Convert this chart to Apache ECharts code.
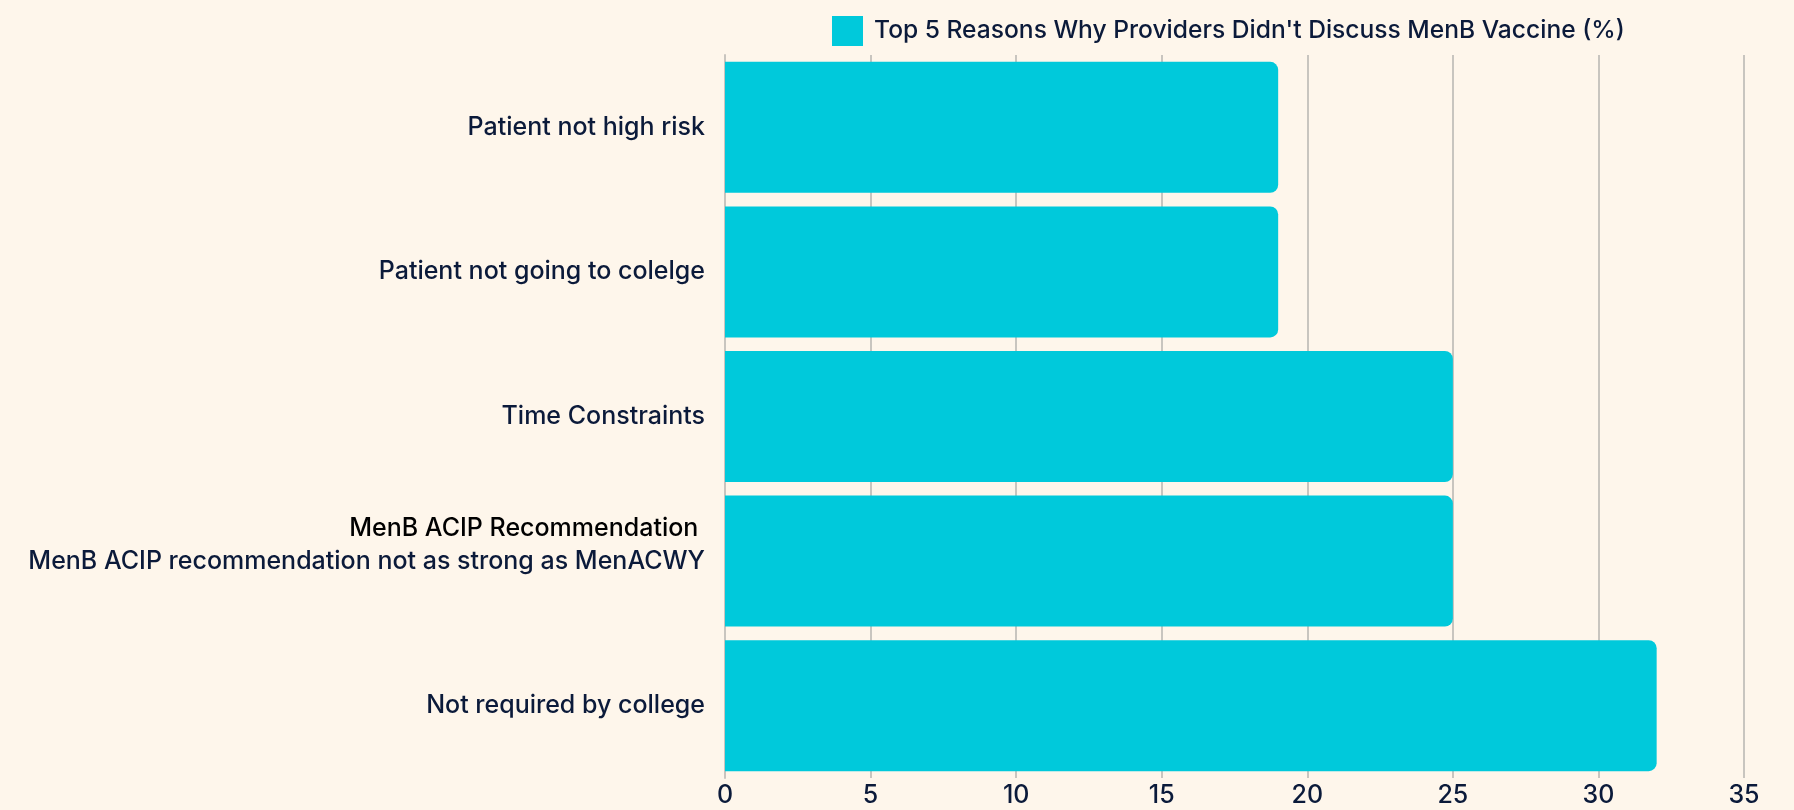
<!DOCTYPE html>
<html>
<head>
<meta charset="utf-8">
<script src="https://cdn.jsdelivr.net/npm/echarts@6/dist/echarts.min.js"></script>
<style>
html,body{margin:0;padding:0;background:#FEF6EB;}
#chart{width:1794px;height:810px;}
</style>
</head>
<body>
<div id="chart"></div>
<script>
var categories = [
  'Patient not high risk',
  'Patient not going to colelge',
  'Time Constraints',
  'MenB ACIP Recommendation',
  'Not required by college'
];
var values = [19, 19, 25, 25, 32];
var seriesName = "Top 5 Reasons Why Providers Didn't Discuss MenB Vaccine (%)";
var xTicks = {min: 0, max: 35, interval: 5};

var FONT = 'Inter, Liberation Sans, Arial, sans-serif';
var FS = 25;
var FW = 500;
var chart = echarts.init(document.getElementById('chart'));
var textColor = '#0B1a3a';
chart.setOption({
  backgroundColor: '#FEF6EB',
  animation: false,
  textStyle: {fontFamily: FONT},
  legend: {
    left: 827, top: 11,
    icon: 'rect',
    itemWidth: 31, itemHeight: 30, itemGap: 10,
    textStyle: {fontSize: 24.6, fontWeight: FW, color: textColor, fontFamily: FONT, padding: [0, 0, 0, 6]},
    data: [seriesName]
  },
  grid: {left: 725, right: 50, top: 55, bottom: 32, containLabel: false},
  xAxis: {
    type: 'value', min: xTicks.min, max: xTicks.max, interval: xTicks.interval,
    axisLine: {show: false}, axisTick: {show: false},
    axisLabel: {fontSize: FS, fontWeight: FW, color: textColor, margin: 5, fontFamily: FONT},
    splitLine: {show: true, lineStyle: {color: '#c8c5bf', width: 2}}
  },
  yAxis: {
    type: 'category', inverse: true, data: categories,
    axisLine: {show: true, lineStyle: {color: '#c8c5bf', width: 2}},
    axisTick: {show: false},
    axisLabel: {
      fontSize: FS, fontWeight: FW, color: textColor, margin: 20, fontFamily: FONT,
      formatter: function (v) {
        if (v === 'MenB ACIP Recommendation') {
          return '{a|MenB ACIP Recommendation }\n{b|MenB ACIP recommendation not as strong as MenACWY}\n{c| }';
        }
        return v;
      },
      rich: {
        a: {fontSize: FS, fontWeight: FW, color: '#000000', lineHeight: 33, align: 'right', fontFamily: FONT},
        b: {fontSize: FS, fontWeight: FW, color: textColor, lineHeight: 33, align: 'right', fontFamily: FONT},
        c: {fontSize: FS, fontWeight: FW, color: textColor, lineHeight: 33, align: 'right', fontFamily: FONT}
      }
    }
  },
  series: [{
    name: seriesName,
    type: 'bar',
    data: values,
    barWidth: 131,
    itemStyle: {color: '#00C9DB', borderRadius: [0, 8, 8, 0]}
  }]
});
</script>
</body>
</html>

━━━━━━━━━━━━━━━━

> [TASK] Without including any pictures, print all of the material exactly as given.

> [SOLUTION BELOW]
Convert this chart to Apache ECharts code.
<!DOCTYPE html>
<html>
<head>
<meta charset="utf-8">
<script src="https://cdn.jsdelivr.net/npm/echarts@6/dist/echarts.min.js"></script>
<style>
html,body{margin:0;padding:0;background:#FEF6EB;}
#chart{width:1794px;height:810px;}
</style>
</head>
<body>
<div id="chart"></div>
<script>
var categories = [
  'Patient not high risk',
  'Patient not going to colelge',
  'Time Constraints',
  'MenB ACIP Recommendation',
  'Not required by college'
];
var values = [19, 19, 25, 25, 32];
var seriesName = "Top 5 Reasons Why Providers Didn't Discuss MenB Vaccine (%)";
var xTicks = {min: 0, max: 35, interval: 5};

var FONT = 'Inter, Liberation Sans, Arial, sans-serif';
var FS = 25;
var FW = 500;
var chart = echarts.init(document.getElementById('chart'));
var textColor = '#0B1a3a';
chart.setOption({
  backgroundColor: '#FEF6EB',
  animation: false,
  textStyle: {fontFamily: FONT},
  legend: {
    left: 827, top: 11,
    icon: 'rect',
    itemWidth: 31, itemHeight: 30, itemGap: 10,
    textStyle: {fontSize: 24.6, fontWeight: FW, color: textColor, fontFamily: FONT, padding: [0, 0, 0, 6]},
    data: [seriesName]
  },
  grid: {left: 725, right: 50, top: 55, bottom: 32, containLabel: false},
  xAxis: {
    type: 'value', min: xTicks.min, max: xTicks.max, interval: xTicks.interval,
    axisLine: {show: false}, axisTick: {show: false},
    axisLabel: {fontSize: FS, fontWeight: FW, color: textColor, margin: 5, fontFamily: FONT},
    splitLine: {show: true, lineStyle: {color: '#c8c5bf', width: 2}}
  },
  yAxis: {
    type: 'category', inverse: true, data: categories,
    axisLine: {show: true, lineStyle: {color: '#c8c5bf', width: 2}},
    axisTick: {show: false},
    axisLabel: {
      fontSize: FS, fontWeight: FW, color: textColor, margin: 20, fontFamily: FONT,
      formatter: function (v) {
        if (v === 'MenB ACIP Recommendation') {
          return '{a|MenB ACIP Recommendation }\n{b|MenB ACIP recommendation not as strong as MenACWY}\n{c| }';
        }
        return v;
      },
      rich: {
        a: {fontSize: FS, fontWeight: FW, color: '#000000', lineHeight: 33, align: 'right', fontFamily: FONT},
        b: {fontSize: FS, fontWeight: FW, color: textColor, lineHeight: 33, align: 'right', fontFamily: FONT},
        c: {fontSize: FS, fontWeight: FW, color: textColor, lineHeight: 33, align: 'right', fontFamily: FONT}
      }
    }
  },
  series: [{
    name: seriesName,
    type: 'bar',
    data: values,
    barWidth: 131,
    itemStyle: {color: '#00C9DB', borderRadius: [0, 8, 8, 0]}
  }]
});
</script>
</body>
</html>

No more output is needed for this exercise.